Relator vota pela interrupção de gravidez em fetos anencéfalos

Somente ele votou até o momento. Em um voto que durou mais de duas horas, Marco Aurélio se manifestou favorável à antecipação terapêutica do parto no caso de fetos comprovadamente anencéfalos

Folha

O ministro Marco Aurélio Mello, relator do processo em julgamento no STF (Supremo Tribunal Federal) sobre o direito de gestantes interromperem a gravidez nos casos de fetos anencéfalos (ausência de cérebro), votou a favor da antecipação terapêutica do parto na manhã desta quarta-feira.

“O ato de obrigar a mulher a manter a gestação [de feto anencéfalo], colocando-a em espécie de cárcere privado em seu próprio corpo, desprovida do mínimo essencial de autodeterminação, assemelha-se, sim, à tortura e a um sacrifício que não pode ser pedido a qualquer pessoa ou dela exigido”, disse o ministro.

Somente ele votou até o momento. Em um voto que durou mais de duas horas, Marco Aurélio se manifestou favorável à antecipação terapêutica do parto no caso de fetos comprovadamente anencéfalos.
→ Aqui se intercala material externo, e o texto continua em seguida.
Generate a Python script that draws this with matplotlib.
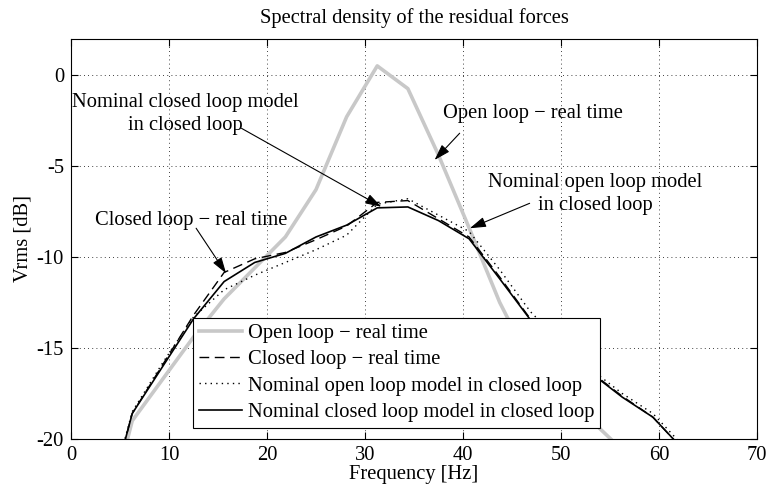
import numpy as np
import matplotlib.pyplot as plt

plt.rcParams['font.family'] = ['Liberation Serif', 'DejaVu Serif']

# frequency bins of the spectral estimate [Hz]
freq = [3.125, 6.25, 9.375, 12.5, 15.625, 18.75, 21.875, 25.0, 28.125, 31.25,
        34.375, 37.5, 40.625, 43.75, 46.875, 50.0, 53.125, 56.25, 59.375, 62.5]

# spectral density [dB]
open_rt = [-25.5, -19.0, -16.7, -14.4, -12.3, -10.6, -8.9, -6.3, -2.3, 0.5,
           -0.75, -4.4, -8.4, -12.5, -15.8, -17.4, -19.0, -20.6, -21.8, -23.0]
closed_rt = [-24.9, -18.6, -15.9, -13.2, -10.85, -10.1, -9.75, -9.05, -8.3, -7.0,
             -6.9, -7.9, -8.9, -11.1, -13.4, -14.95, -16.35, -17.65, -18.8, -20.6]
nom_ol = [-24.8, -18.5, -15.8, -13.3, -11.8, -11.0, -10.3, -9.6, -8.8, -7.1,
          -6.8, -7.7, -8.6, -10.7, -13.0, -14.7, -16.2, -17.5, -18.6, -20.4]
nom_cl = [-24.9, -18.6, -16.0, -13.4, -11.35, -10.3, -9.8, -8.9, -8.25, -7.3,
          -7.25, -8.0, -9.0, -11.2, -13.45, -15.0, -16.4, -17.7, -18.8, -20.6]

labels = ['Open loop \u2212 real time',
          'Closed loop \u2212 real time',
          'Nominal open loop model in closed loop',
          'Nominal closed loop model in closed loop']

fs = 14.8

fig = plt.figure(figsize=(7.69, 4.91), dpi=100)
ax = fig.add_axes([0.0923, 0.1059, 0.8921, 0.8155])

ax.plot(freq, open_rt, color='#c8c8c8', lw=2.6, label=labels[0])
ax.plot(freq, closed_rt, color='k', lw=1.0, dashes=(7, 4), label=labels[1])
ax.plot(freq, nom_ol, color='k', lw=1.0, dashes=(1, 3), label=labels[2])
ax.plot(freq, nom_cl, color='k', lw=1.2, label=labels[3])

ax.set_xlim(0, 70)
ax.set_ylim(-20, 2)
ax.set_xticks(np.arange(0, 71, 10))
ax.set_yticks([-20, -15, -10, -5, 0])
ax.set_yticklabels(['-20', '-15', '-10', '-5', '0'])
ax.grid(True, color='k', lw=0.6, linestyle=(0, (1, 4)))
ax.tick_params(direction='in', top=True, right=True, length=5, width=0.8,
               labelsize=fs, pad=5)
for s in ax.spines.values():
    s.set_linewidth(0.8)

ax.set_title('Spectral density of the residual forces', fontsize=fs, pad=11)
ax.set_xlabel('Frequency [Hz]', fontsize=fs, labelpad=0)
ax.set_ylabel('Vrms [dB]', fontsize=fs, labelpad=3)

arrow = dict(arrowstyle='-|>,head_length=0.7,head_width=0.22', color='k',
             lw=0.8, shrinkA=0, shrinkB=0, mutation_scale=14)

ax.text(11.7, -2.15, 'Nominal closed loop model\nin closed loop', fontsize=fs,
        ha='center', va='center', multialignment='center', linespacing=1.3)
ax.annotate('', xy=(31.67, -7.24), xytext=(17.4, -2.93), arrowprops=arrow)

ax.text(38.0, -2.1, 'Open loop \u2212 real time', fontsize=fs,
        ha='left', va='center')
ax.annotate('', xy=(37.1, -4.67), xytext=(39.66, -3.2), arrowprops=arrow)

ax.text(53.5, -6.55, 'Nominal open loop model\nin closed loop', fontsize=fs,
        ha='center', va='center', multialignment='center', linespacing=1.3)
ax.annotate('', xy=(40.7, -8.42), xytext=(46.8, -7.05), arrowprops=arrow)

ax.text(12.3, -7.97, 'Closed loop \u2212 real time', fontsize=fs,
        ha='center', va='center')
ax.annotate('', xy=(15.83, -10.9), xytext=(12.77, -8.42), arrowprops=arrow)

leg = ax.legend(loc='lower left', bbox_to_anchor=(0.178, 0.0275), fontsize=fs,
                handlelength=2.1, handletextpad=0.25, labelspacing=0.33,
                borderpad=0.3, borderaxespad=0, fancybox=False, framealpha=1,
                edgecolor='k')
leg.get_frame().set_linewidth(0.8)

fig.savefig('out.png', dpi=100)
Após o entendimento do relator, seguirão os votos de nove ministros da Corte. Apenas o ministro José Dias Toffoli não se manifestará, pois se declarou impedido por ter atuado no caso quando era advogado-geral da União.

Antes de iniciar a discussão específica da anencefalia, o ministro Marco Aurélio argumentou sobre a separação de Estado e religião. “O Estado não é religioso, tampouco ateu, o Estado é simplesmente neutro (…) A liberdade religiosa e o Estado laico significam que as religiões não guiarão o tratamento estatal dispensado a outros direitos fundamentais.”

“O Brasil não é um Estado religioso tolerante com minorias religiosas, mas um Estado secular tolerante com a religião”, destacou.

Em seguida, o relator passou a discorrer sobre o diagnóstico e as perspectivas extra-uterinas do feto anencéfalo, citando especialistas ouvidos durante as audiências públicas realizadas pelo tribunal.

“A anencefalia configura doença congênita letal, pois não há possibilidade de desenvolvimento da massa encefálica em momento posterior”, definiu o ministro. “O anencéfalo jamais se tornará uma pessoa. Não se cuida de vida em potencial, mas de morte segura”, concluiu ele.

Por não se tratar de uma vida, argumentou o ministro, não há conflito entre os direitos fundamentais. “Aborto é crime contra a vida, tutela-se a vida em potencial. No caso do anencéfalo não existe vida possível.”

Retomando dados científicos e argumentos colhidos durante as audiências públicas, Marco Aurélio afirmou que a vida pós-parto do anencéfalo é limitada a, no máximo, algumas semanas e que casos famosos de anencéfalos que teriam vivido por alguns meses e anos são, na verdade, erros de diagnóstico.

O relator rebateu um dos principais argumentos usados pelos grupos pró-vida que se manifestam contra a liberação. A potencial decisão de liberar o aborto de anencéfalos, disse Marco Aurélio, não seria a brecha para que permissões de aborto sejam dadas para fetos com outras patologias e anomalias.

“Não se trata de feto ou criança com lábio leporino, ausência de membros, sexo dúbio, síndrome de Down, distrofia de bexiga, cardiopatias congênitas… Enfim, não se trata de feto portador de deficiência grave que permita, mesmo assim, sobrevida extra-uterina. Cuida-se tão somente de anencefalia”, ressalvou.